The federal lawsuit challenging Cullman County’s bail system could impact policies across the state.
U.S. District Judge Madeline Hughes Haikala this week issued a preliminary injunction to force Cullman County to alter how some defendants make bond to avoid incarceration, declaring the system unconstitutional. The case, however, is not settled.
The American Civil Liberties Union of Alabama is following the case closely, contending as well that the county’s system for making bond favors defendants who have wealth.
“This should be about who is dangerous to the public, not who can pay to stay out of jail,” said ACLU staff attorney Brock Boone. “But that’s what we see in Cullman County. Across the state every county does it differently, but what you see mostly is that the rich get out and poor stay in.”
That contention is what started the lawsuit by Randall Hester against Cullman County Sheriff Matt Gentry.
Hester, who was arrested on July 27, 2017 for misdemeanor possession of drug paraphernalia was assigned a $1,000 bond but claimed indigent status and inability to pay.

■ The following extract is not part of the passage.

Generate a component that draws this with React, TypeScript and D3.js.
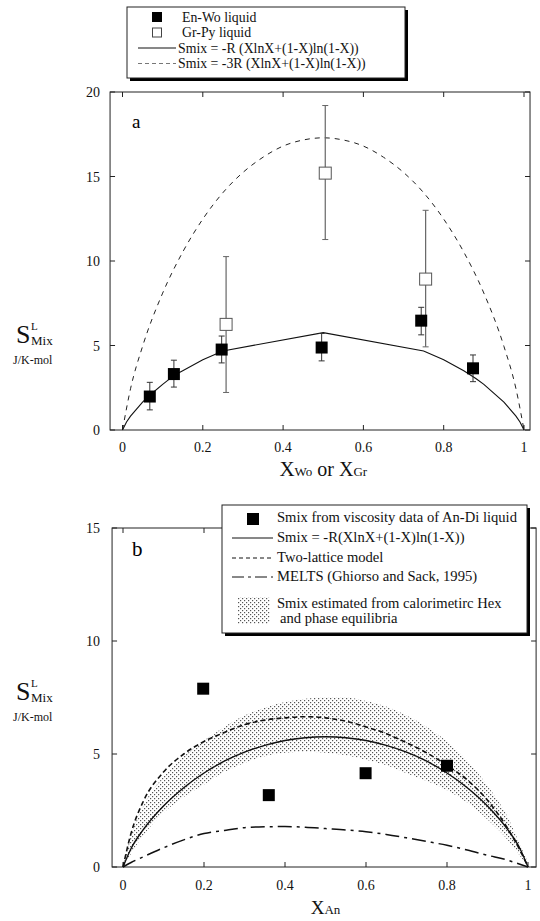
import React from "react";
import * as d3 from "d3";

// ---- panel a data ----
const enWoX = [0.068, 0.128, 0.247, 0.496, 0.744, 0.873];
const enWoY = [1.98, 3.31, 4.76, 4.88, 6.47, 3.65];
const enWoLo = [1.19, 2.54, 3.97, 4.09, 5.63, 2.86];
const enWoHi = [2.82, 4.13, 5.56, 5.71, 7.26, 4.44];

const grPyX = [0.258, 0.505, 0.755];
const grPyY = [6.25, 15.2, 8.93];
const grPyLo = [2.22, 11.27, 4.92];
const grPyHi = [10.26, 19.2, 13.0];

// ideal mixing curve as drawn (coarse polyline in the middle)
const idealAX = [0, 0.01, 0.02, 0.05, 0.07, 0.1, 0.13, 0.15, 0.2, 0.25, 0.5, 0.75, 0.8, 0.85, 0.88, 0.9, 0.95, 0.98, 0.99, 1];
const idealAY = [0, 0.47, 0.82, 1.65, 2.10, 2.70, 3.26, 3.51, 4.16, 4.68, 5.76, 4.68, 4.16, 3.51, 3.05, 2.70, 1.65, 0.82, 0.47, 0];

const threeRX = [0, 0.02, 0.05, 0.1, 0.15, 0.2, 0.25, 0.3, 0.35, 0.4, 0.45, 0.5, 0.55, 0.6, 0.65, 0.7, 0.75, 0.8, 0.85, 0.9, 0.95, 0.98, 1];
const threeRY = [0, 2.44, 4.95, 8.10, 10.53, 12.48, 14.04, 15.24, 16.14, 16.80, 17.16, 17.29, 17.16, 16.80, 16.14, 15.24, 14.04, 12.48, 10.53, 8.10, 4.95, 2.44, 0];

// ---- panel b data ----
const anDiX = [0.198, 0.36, 0.599, 0.8];
const anDiY = [7.89, 3.18, 4.15, 4.48];

const curveBX = [0, 0.02, 0.05, 0.1, 0.15, 0.2, 0.25, 0.3, 0.35, 0.4, 0.45, 0.5, 0.55, 0.6, 0.65, 0.7, 0.75, 0.8, 0.85, 0.9, 0.95, 0.98, 1];
const idealBY = [0, 0.82, 1.65, 2.70, 3.51, 4.16, 4.68, 5.08, 5.38, 5.60, 5.72, 5.76, 5.72, 5.60, 5.38, 5.08, 4.68, 4.16, 3.51, 2.70, 1.65, 0.82, 0];
const latticeY = [0, 1.5, 2.9, 4.2, 5.0, 5.55, 5.95, 6.3, 6.5, 6.6, 6.65, 6.6, 6.45, 6.2, 5.9, 5.5, 5.05, 4.5, 3.85, 2.95, 1.7, 0.75, 0];
const meltsY = [0, 0.2, 0.45, 0.85, 1.2, 1.48, 1.62, 1.74, 1.78, 1.79, 1.76, 1.7, 1.64, 1.56, 1.44, 1.29, 1.13, 0.96, 0.75, 0.52, 0.3, 0.12, 0];
const bandHi = [0, 1.4, 2.7, 4.0, 4.9, 5.6, 6.2, 6.7, 7.05, 7.3, 7.45, 7.5, 7.5, 7.35, 7.1, 6.7, 6.2, 5.55, 4.7, 3.6, 2.2, 1.0, 0.2];
const bandLo = [0, 0.6, 1.4, 2.4, 3.1, 3.65, 4.2, 4.6, 4.9, 5.05, 5.1, 5.05, 4.95, 4.75, 4.5, 4.15, 3.8, 3.4, 2.85, 2.1, 1.2, 0.5, 0];

const xTicks = [0, 0.2, 0.4, 0.6, 0.8, 1];
const yTicksA = [0, 5, 10, 15, 20];
const yTicksB = [0, 5, 10, 15];

const FONT = "Liberation Serif, Times New Roman, serif";

const xA = d3.scaleLinear().domain([0, 1]).range([122.5, 524]);
const yA = d3.scaleLinear().domain([0, 20]).range([430, 92]);
const xB = d3.scaleLinear().domain([0, 1]).range([123, 528]);
const yB = d3.scaleLinear().domain([0, 15]).range([867, 528]);

const Frame = ({ x, y, x0, x1, ticksY }: any) => {
  const L = x(x0), R = x(x1), T = y(y.domain()[1]), B = y(0);
  const tl = 5;
  return (
    <g stroke="#222" strokeWidth={1} fill="none">
      <rect x={L} y={T} width={R - L} height={B - T} />
      {xTicks.map((t) => (
        <g key={"x" + t}>
          <line x1={x(t)} x2={x(t)} y1={B} y2={B - tl} />
          <line x1={x(t)} x2={x(t)} y1={T} y2={T + tl} />
        </g>
      ))}
      {ticksY.map((t: number) => (
        <g key={"y" + t}>
          <line x1={L} x2={L + tl} y1={y(t)} y2={y(t)} />
          <line x1={R} x2={R - tl} y1={y(t)} y2={y(t)} />
        </g>
      ))}
    </g>
  );
};

const TickLabels = ({ x, y, ticksY, xBase }: any) => (
  <g fontSize={14} fill="#111">
    {xTicks.map((t) => (
      <text key={"xl" + t} x={x(t)} y={xBase} textAnchor="middle">{String(t)}</text>
    ))}
    {ticksY.map((t: number) => (
      <text key={"yl" + t} x={100} y={y(t) + 5} textAnchor="end">{String(t)}</text>
    ))}
  </g>
);

const YLabel = ({ base }: { base: number }) => (
  <g fill="#111">
    <text x={16} y={base} fontSize={26}>S</text>
    <text x={31} y={base - 13} fontSize={11}>L</text>
    <text x={31} y={base + 1.5} fontSize={13}>Mix</text>
    <text x={13} y={base + 21} fontSize={12}>J/K-mol</text>
  </g>
);

export default function App() {
  const pts = (xs: number[], ys: number[]) => xs.map((v, i) => [v, ys[i]] as [number, number]);

  const lineA = d3.line<[number, number]>().x((d) => xA(d[0])).y((d) => yA(d[1]));
  const smoothA = d3.line<[number, number]>().x((d) => xA(d[0])).y((d) => yA(d[1])).curve(d3.curveMonotoneX);
  const smoothB = d3.line<[number, number]>().x((d) => xB(d[0])).y((d) => yB(d[1])).curve(d3.curveMonotoneX);
  const band = d3
    .area<number>()
    .x((d, i) => xB(curveBX[i]))
    .y0((d, i) => yB(bandLo[i]))
    .y1((d) => yB(d))
    .curve(d3.curveMonotoneX);

  const sq = 12;
  const sqB = 12;

  return (
    <svg
      width={540}
      height={921}
      fontFamily={FONT}
      style={{ position: "absolute", left: 0, top: 0, background: "#fff", fontFamily: FONT }}
    >
      <defs>
        <pattern id="stip" width={4} height={4} patternUnits="userSpaceOnUse">
          <rect x={0} y={0} width={1.2} height={1.2} fill="#555" />
          <rect x={2} y={2} width={1.2} height={1.2} fill="#555" />
        </pattern>
      </defs>

      {/* ================= PANEL A ================= */}
      <Frame x={xA} y={yA} x0={-0.031} x1={1.015} ticksY={yTicksA} />
      <TickLabels x={xA} y={yA} ticksY={yTicksA} xBase={452} />
      <text x={132} y={128} fontSize={19}>a</text>

      <path d={smoothA(pts(threeRX, threeRY)) || ""} fill="none" stroke="#222" strokeWidth={1} strokeDasharray="5,5" />
      <path d={lineA(pts(idealAX, idealAY)) || ""} fill="none" stroke="#111" strokeWidth={1.1} />

      {grPyX.map((v, i) => (
        <g key={"gp" + i}>
          <line x1={xA(v)} x2={xA(v)} y1={yA(grPyLo[i])} y2={yA(grPyHi[i])} stroke="#666" strokeWidth={1.2} />
          <line x1={xA(v) - 3} x2={xA(v) + 3} y1={yA(grPyLo[i])} y2={yA(grPyLo[i])} stroke="#666" />
          <line x1={xA(v) - 3} x2={xA(v) + 3} y1={yA(grPyHi[i])} y2={yA(grPyHi[i])} stroke="#666" />
          <rect x={xA(v) - sq / 2} y={yA(grPyY[i]) - sq / 2} width={sq} height={sq} fill="#fff" stroke="#555" strokeWidth={1} />
        </g>
      ))}
      {enWoX.map((v, i) => (
        <g key={"ew" + i}>
          <line x1={xA(v)} x2={xA(v)} y1={yA(enWoLo[i])} y2={yA(enWoHi[i])} stroke="#333" />
          <line x1={xA(v) - 3} x2={xA(v) + 3} y1={yA(enWoLo[i])} y2={yA(enWoLo[i])} stroke="#333" />
          <line x1={xA(v) - 3} x2={xA(v) + 3} y1={yA(enWoHi[i])} y2={yA(enWoHi[i])} stroke="#333" />
          <rect x={xA(v) - sq / 2} y={yA(enWoY[i]) - sq / 2} width={sq} height={sq} fill="#000" />
        </g>
      ))}

      <YLabel base={343} />
      <text x={xA(0.5)} y={476} textAnchor="middle" fill="#111">
        <tspan fontSize={21}>X</tspan>
        <tspan fontSize={13}>Wo</tspan>
        <tspan fontSize={20}> or X</tspan>
        <tspan fontSize={13}>Gr</tspan>
      </text>

      {/* legend a */}
      <rect x={130} y={10} width={278} height={71} fill="#000" />
      <rect x={127} y={7} width={278} height={71} fill="#fff" stroke="#222" strokeWidth={1} />
      <rect x={152} y={12} width={10} height={10} fill="#000" />
      <rect x={152.5} y={28} width={9} height={9} fill="#fff" stroke="#444" />
      <line x1={138} x2={176} y1={48} y2={48} stroke="#111" />
      <line x1={138} x2={176} y1={63.5} y2={63.5} stroke="#777" strokeDasharray="4,3" />
      <g fontSize={13.8} fill="#111">
        <text x={182} y={21.5}>En-Wo liquid</text>
        <text x={182} y={37}>Gr-Py liquid</text>
        <text x={178} y={52.5}>Smix = -R (XlnX+(1-X)ln(1-X))</text>
        <text x={178} y={68}>Smix = -3R (XlnX+(1-X)ln(1-X))</text>
      </g>

      {/* ================= PANEL B ================= */}
      <path d={band(bandHi) || ""} fill="url(#stip)" stroke="none" />
      <Frame x={xB} y={yB} x0={-0.027} x1={1.02} ticksY={yTicksB} />
      <TickLabels x={xB} y={yB} ticksY={yTicksB} xBase={890} />
      <text x={132} y={556} fontSize={21}>b</text>

      <path d={smoothB(pts(curveBX, meltsY)) || ""} fill="none" stroke="#111" strokeWidth={1.5} strokeDasharray="14,5,3,5" />
      <path d={smoothB(pts(curveBX, latticeY)) || ""} fill="none" stroke="#111" strokeWidth={1.6} strokeDasharray="5,3" />
      <path d={smoothB(pts(curveBX, idealBY)) || ""} fill="none" stroke="#111" strokeWidth={1.4} />
      {anDiX.map((v, i) => (
        <rect key={"ad" + i} x={xB(v) - sqB / 2} y={yB(anDiY[i]) - sqB / 2} width={sqB} height={sqB} fill="#000" />
      ))}

      <YLabel base={700} />
      <text x={xB(0.5)} y={914} textAnchor="middle" fill="#111">
        <tspan fontSize={19}>X</tspan>
        <tspan fontSize={13}>An</tspan>
      </text>

      {/* legend b */}
      <rect x={225} y={508} width={305} height={128} fill="#000" />
      <rect x={222} y={505} width={305} height={128} fill="#fff" stroke="#222" strokeWidth={1} />
      <rect x={247} y={513} width={12} height={12} fill="#000" />
      <line x1={232} x2={273} y1={538} y2={538} stroke="#111" />
      <line x1={232} x2={273} y1={558} y2={558} stroke="#111" strokeDasharray="4,3" />
      <line x1={232} x2={273} y1={577} y2={577} stroke="#111" strokeDasharray="12,4,3,4" />
      <rect x={238} y={597} width={32} height={27} fill="url(#stip)" />
      <g fontSize={14.6} fill="#111">
        <text x={277} y={522}>Smix from viscosity data of An-Di liquid</text>
        <text x={277} y={542}>Smix = -R(XlnX+(1-X)ln(1-X))</text>
        <text x={277} y={562}>Two-lattice model</text>
        <text x={277} y={581}>MELTS (Ghiorso and Sack, 1995)</text>
        <text x={277} y={608}>Smix estimated from calorimetirc Hex</text>
        <text x={280} y={623}>and phase equilibria</text>
      </g>
    </svg>
  );
}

He remained in custody several days and joined an existing class-action suit filed in March 2017 against Sheriff Matt Gentry, the State of Alabama, and the 32nd Judicial Circuit.
Hester’s claim is that the Cullman County practice of basing release after a charge on the ability to meet bonds violates the Eighth Amendment which states: “Excessive bail shall not be required, nor excessive fines imposed, nor cruel and unusual punishments inflicted.”
Hester’s suit names Gentry as a defendant, along with Cullman County Circuit Judges Martha Williams and Greg Nicholas, District Judges Kim Chaney and Rusty Turner, Circuit Clerk Lisa McSwain, Clerk Magistrates Amy Black and Joan White, Alabama Administrative Office of Courts officer Randy Helms, and County Commissioners Kenneth Walker, Garry Marchman and Kerry Watson.
The original complaint accuses the defendants of permitting the ongoing operation of a bonding “scheme” for criminal defendants — particularly accused drug traffickers, who face a standard property bond of $1 million if arrested in Cullman County.
Adjustments to meeting bond requirements were made by local judicial officials who argued that Hester’s complaint was moot after changes were made.
“Cullman County is in many ways typical of courts across Alabama. Far too often, its bail system results in people being locked away pretrial simply because they could not pay. Courts throughout Alabama, and the country, are setting bail above what people can pay, without any protections to ensure that this draconian penalty is used only when absolutely necessary,” Boone said.
Gentry and local judges have not commented on the last injunction from the federal judge.
Cullman Police Chief Kenny Culpepper, whose department transports suspect to the county-run detention center, said the judge’s order will mean some extra work for law enforcement officials in determining who needs to remain in custody. But he also noted that the judge left ample options for law enforcement officers to use their judgment in determining when a suspect should remain incarcerated.
“Anyone who is impaired will remain in custody under the law, and we can also look, for example, at a case when someone involved in domestic violence may pose a threat to another person if immediately set free,” Culpepper said. “So those options and judgments that we make remain in place when someone poses a threat to the public or himself and needs medical treatment.”
The judge’s order on Thursday came after she had offered to allow attorneys for Hester and the sheriff and local judicial officials to work out terms of the injunction through conference. The defendants declined the negotiation.
“Reforms are underway. Most municipal courts in Alabama have already moved away from money bail. Today’s decision affirms that progress, and encourages more, recognizing that our district and circuit courts still have a long way to go,” said Katherine Hubbard, attorney for Civil Rights Corps. “We look forward to working with the county officials to ensure their new practices comply with the preliminary injunction order, and we will continue our litigation against Cullman County until permanent relief is implemented. We hope other courts will take notice and end these abuses in their own jurisdictions without waiting for a lawsuit to force the issue.”